Include in the output only the lines from the opening of the records through the line containing "0.463, 0.726, 0.992];", each printed exactly; pictures are omitted.
^^^^^^^^
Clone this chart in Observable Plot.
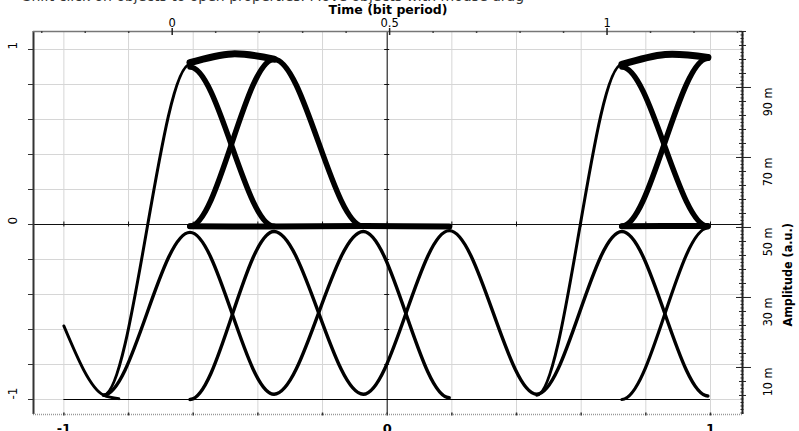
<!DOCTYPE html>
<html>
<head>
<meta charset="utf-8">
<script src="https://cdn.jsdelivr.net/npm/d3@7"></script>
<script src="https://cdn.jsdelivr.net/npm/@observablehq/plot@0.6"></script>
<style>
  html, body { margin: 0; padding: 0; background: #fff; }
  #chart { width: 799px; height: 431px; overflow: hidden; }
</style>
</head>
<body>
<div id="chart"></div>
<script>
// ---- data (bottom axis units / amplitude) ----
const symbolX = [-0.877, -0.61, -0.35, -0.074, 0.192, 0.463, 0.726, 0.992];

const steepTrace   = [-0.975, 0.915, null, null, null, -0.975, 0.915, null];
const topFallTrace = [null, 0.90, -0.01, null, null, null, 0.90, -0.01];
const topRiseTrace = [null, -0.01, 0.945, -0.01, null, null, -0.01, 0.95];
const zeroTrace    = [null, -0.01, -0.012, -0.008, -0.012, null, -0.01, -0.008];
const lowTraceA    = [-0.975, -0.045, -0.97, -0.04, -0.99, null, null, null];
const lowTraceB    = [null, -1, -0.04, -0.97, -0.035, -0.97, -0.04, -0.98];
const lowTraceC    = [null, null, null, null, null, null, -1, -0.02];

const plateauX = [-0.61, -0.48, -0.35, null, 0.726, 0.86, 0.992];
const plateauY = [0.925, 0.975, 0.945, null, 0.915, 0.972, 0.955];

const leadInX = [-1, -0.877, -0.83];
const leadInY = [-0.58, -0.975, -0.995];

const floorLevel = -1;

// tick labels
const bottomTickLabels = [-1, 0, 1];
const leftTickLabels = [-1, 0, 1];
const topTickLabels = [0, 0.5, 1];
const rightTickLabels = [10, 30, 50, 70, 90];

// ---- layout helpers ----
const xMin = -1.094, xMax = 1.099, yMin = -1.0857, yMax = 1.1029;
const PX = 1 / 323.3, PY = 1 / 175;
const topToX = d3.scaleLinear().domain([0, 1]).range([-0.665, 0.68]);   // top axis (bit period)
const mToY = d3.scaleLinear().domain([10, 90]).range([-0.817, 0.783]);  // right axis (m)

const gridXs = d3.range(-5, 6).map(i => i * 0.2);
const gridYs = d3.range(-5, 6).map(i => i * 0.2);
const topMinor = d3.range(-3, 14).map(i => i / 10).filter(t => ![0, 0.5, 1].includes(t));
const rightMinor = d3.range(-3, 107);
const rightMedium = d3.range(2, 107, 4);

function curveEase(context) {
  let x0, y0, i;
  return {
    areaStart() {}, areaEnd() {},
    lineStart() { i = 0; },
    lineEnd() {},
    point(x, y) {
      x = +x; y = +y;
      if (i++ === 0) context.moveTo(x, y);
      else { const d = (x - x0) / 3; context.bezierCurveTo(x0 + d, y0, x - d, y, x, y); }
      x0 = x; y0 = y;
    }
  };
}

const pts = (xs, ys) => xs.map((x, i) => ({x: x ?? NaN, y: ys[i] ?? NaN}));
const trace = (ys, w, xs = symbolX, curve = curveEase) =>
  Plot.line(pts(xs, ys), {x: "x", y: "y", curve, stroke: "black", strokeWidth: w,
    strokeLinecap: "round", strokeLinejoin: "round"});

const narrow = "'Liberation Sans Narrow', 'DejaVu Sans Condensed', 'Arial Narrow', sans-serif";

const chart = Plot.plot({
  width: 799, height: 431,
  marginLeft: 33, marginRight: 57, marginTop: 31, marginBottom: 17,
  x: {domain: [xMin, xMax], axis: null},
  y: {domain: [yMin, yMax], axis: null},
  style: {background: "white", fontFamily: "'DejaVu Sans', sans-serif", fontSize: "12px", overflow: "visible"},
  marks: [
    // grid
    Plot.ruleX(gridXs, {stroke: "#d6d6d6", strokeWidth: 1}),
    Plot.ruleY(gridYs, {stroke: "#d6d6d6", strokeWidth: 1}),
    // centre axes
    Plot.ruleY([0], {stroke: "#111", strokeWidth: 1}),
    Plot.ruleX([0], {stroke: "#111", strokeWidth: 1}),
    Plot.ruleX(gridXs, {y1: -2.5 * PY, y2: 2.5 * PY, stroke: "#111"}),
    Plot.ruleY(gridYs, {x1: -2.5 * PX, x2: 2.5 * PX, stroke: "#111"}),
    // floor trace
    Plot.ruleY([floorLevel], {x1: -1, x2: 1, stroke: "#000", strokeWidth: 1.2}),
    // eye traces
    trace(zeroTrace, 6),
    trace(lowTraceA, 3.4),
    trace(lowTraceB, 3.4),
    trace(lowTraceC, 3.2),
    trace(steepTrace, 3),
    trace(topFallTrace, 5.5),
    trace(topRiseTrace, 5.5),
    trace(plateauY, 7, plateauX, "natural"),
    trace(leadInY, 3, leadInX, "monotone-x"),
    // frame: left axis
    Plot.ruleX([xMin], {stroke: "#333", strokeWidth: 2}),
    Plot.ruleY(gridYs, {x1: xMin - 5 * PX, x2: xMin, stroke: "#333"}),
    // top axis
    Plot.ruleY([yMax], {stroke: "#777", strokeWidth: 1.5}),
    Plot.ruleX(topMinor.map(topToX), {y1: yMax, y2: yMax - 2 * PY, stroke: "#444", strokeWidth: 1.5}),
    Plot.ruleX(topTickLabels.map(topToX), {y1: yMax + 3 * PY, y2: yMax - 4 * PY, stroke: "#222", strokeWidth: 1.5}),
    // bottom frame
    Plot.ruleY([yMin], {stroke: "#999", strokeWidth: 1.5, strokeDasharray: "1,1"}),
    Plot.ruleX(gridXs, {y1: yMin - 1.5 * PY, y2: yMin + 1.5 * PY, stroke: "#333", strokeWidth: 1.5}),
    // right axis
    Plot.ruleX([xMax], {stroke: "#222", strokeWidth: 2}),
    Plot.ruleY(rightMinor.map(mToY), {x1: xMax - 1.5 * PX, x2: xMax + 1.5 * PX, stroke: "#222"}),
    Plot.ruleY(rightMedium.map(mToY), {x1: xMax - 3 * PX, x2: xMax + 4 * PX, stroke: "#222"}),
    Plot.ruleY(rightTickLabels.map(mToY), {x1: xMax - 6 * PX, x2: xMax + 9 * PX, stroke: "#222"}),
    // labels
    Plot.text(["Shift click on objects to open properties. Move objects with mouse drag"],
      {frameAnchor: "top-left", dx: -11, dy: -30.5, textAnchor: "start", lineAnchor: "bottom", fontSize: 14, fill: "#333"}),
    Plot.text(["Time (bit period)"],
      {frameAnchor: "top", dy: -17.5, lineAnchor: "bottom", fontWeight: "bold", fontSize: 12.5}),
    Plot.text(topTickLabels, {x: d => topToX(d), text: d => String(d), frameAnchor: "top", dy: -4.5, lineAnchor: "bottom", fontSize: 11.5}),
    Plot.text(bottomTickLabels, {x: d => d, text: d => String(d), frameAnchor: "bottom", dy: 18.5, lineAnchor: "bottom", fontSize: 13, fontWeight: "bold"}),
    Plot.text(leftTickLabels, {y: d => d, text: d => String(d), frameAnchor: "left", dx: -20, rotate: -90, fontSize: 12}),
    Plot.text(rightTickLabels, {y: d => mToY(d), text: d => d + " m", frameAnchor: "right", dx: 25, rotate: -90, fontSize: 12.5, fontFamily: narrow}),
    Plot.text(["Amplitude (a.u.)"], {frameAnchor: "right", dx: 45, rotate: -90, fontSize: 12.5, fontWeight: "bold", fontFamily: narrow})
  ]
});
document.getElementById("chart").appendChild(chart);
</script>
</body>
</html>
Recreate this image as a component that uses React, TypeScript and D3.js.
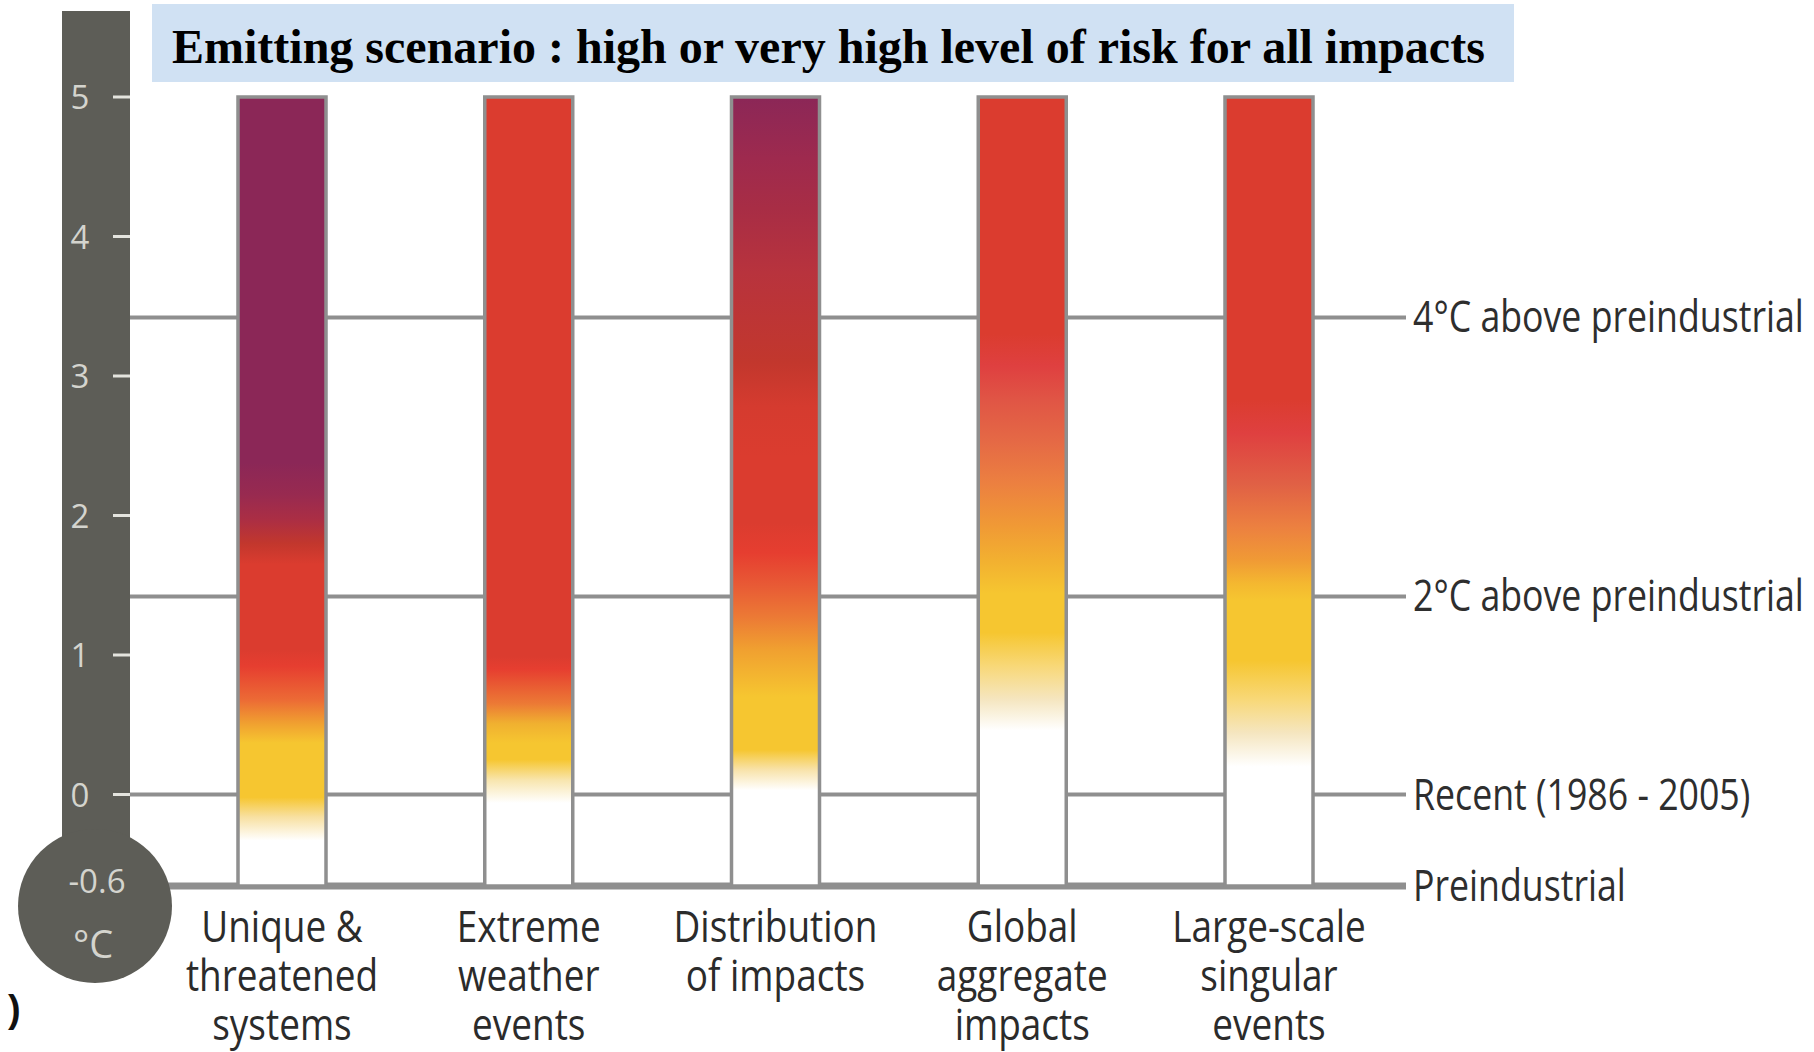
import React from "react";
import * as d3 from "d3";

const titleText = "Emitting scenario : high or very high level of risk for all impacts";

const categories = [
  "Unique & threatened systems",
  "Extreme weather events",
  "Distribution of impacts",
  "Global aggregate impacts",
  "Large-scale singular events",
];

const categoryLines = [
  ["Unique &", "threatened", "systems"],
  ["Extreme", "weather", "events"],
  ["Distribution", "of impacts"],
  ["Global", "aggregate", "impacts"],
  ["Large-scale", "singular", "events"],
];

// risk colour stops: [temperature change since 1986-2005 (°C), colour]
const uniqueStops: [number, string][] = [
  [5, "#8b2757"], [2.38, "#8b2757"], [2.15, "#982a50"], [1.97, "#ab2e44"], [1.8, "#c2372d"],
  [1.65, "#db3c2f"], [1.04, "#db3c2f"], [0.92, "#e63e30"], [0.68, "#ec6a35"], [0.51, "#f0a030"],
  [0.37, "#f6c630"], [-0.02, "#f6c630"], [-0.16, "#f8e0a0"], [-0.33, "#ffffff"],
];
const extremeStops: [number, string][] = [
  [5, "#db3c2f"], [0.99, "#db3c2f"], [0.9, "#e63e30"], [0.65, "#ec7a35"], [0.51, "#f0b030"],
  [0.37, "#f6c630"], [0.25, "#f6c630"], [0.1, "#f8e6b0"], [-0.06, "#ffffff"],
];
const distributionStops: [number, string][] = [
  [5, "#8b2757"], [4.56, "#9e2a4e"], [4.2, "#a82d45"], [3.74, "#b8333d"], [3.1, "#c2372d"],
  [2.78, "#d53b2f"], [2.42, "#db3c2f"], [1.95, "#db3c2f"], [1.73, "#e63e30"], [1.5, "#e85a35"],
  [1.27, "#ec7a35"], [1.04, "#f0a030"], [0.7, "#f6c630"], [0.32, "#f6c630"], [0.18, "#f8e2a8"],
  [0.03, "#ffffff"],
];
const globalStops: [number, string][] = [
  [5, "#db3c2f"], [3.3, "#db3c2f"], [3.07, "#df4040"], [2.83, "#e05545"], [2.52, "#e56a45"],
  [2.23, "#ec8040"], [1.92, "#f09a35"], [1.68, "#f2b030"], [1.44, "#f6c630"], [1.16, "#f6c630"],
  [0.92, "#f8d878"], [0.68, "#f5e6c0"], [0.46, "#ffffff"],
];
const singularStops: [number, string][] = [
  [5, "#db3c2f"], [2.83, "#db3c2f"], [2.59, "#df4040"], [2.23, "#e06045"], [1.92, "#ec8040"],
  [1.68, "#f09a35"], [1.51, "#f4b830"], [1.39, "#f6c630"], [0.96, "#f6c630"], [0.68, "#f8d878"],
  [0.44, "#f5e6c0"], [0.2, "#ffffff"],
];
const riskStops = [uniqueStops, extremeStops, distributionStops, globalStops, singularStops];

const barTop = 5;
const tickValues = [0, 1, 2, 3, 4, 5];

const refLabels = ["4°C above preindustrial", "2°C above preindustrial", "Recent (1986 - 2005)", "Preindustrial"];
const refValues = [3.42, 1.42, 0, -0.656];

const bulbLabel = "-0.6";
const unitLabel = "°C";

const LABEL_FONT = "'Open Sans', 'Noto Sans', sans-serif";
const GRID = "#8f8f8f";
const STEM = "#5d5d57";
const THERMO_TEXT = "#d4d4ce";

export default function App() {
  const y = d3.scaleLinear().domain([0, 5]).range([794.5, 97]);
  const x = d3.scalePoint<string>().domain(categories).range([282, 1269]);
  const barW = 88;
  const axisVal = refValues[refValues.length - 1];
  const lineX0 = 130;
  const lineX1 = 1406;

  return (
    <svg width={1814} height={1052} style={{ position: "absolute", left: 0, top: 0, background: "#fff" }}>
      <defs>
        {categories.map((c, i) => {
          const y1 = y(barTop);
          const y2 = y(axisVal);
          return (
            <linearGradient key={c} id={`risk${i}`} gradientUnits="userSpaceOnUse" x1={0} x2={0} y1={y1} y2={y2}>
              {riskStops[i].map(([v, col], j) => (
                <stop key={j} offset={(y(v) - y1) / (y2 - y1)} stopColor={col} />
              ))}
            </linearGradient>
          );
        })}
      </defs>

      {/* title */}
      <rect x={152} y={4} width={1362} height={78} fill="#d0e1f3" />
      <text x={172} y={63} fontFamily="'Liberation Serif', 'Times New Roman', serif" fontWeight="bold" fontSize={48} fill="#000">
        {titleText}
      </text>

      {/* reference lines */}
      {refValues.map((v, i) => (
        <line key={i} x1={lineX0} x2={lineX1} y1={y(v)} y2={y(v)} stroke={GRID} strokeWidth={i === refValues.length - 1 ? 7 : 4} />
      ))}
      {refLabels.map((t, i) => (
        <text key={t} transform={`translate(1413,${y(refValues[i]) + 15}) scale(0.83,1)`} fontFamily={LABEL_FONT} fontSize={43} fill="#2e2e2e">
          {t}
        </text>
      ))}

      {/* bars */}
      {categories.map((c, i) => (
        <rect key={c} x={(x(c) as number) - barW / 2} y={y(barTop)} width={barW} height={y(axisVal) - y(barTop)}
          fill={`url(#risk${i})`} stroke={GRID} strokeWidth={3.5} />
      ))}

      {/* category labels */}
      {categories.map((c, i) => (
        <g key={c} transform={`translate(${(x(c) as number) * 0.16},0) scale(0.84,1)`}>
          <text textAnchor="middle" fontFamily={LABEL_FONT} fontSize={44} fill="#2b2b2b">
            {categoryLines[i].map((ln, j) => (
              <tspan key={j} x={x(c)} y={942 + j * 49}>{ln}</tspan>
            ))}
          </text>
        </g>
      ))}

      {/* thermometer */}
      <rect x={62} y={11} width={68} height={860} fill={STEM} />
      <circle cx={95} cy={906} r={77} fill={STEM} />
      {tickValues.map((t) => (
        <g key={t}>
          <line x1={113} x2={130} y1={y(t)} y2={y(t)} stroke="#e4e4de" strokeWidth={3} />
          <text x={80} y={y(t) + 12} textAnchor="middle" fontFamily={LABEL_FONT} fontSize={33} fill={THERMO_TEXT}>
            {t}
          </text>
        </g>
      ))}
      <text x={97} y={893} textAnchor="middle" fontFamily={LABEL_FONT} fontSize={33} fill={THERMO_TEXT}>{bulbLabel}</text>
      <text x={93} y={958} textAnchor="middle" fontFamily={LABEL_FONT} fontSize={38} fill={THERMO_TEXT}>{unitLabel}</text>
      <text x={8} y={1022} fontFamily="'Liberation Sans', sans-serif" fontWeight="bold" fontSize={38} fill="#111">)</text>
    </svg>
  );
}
^^^^^^^^
• **RESPONSE BELOW**:
Clone this chart in Observable Plot.
<!DOCTYPE html>
<html>
<head>
<meta charset="utf-8">
<script src="https://cdn.jsdelivr.net/npm/d3@7"></script>
<script src="https://cdn.jsdelivr.net/npm/@observablehq/plot@0.6"></script>
<style>
  html, body { margin: 0; padding: 0; background: #fff; }
  #chart { width: 799px; height: 431px; overflow: hidden; }
</style>
</head>
<body>
<div id="chart"></div>
<script>
// ---- data (bottom axis units / amplitude) ----
const symbolX = [-0.877, -0.61, -0.35, -0.074, 0.192, 0.463, 0.726, 0.992];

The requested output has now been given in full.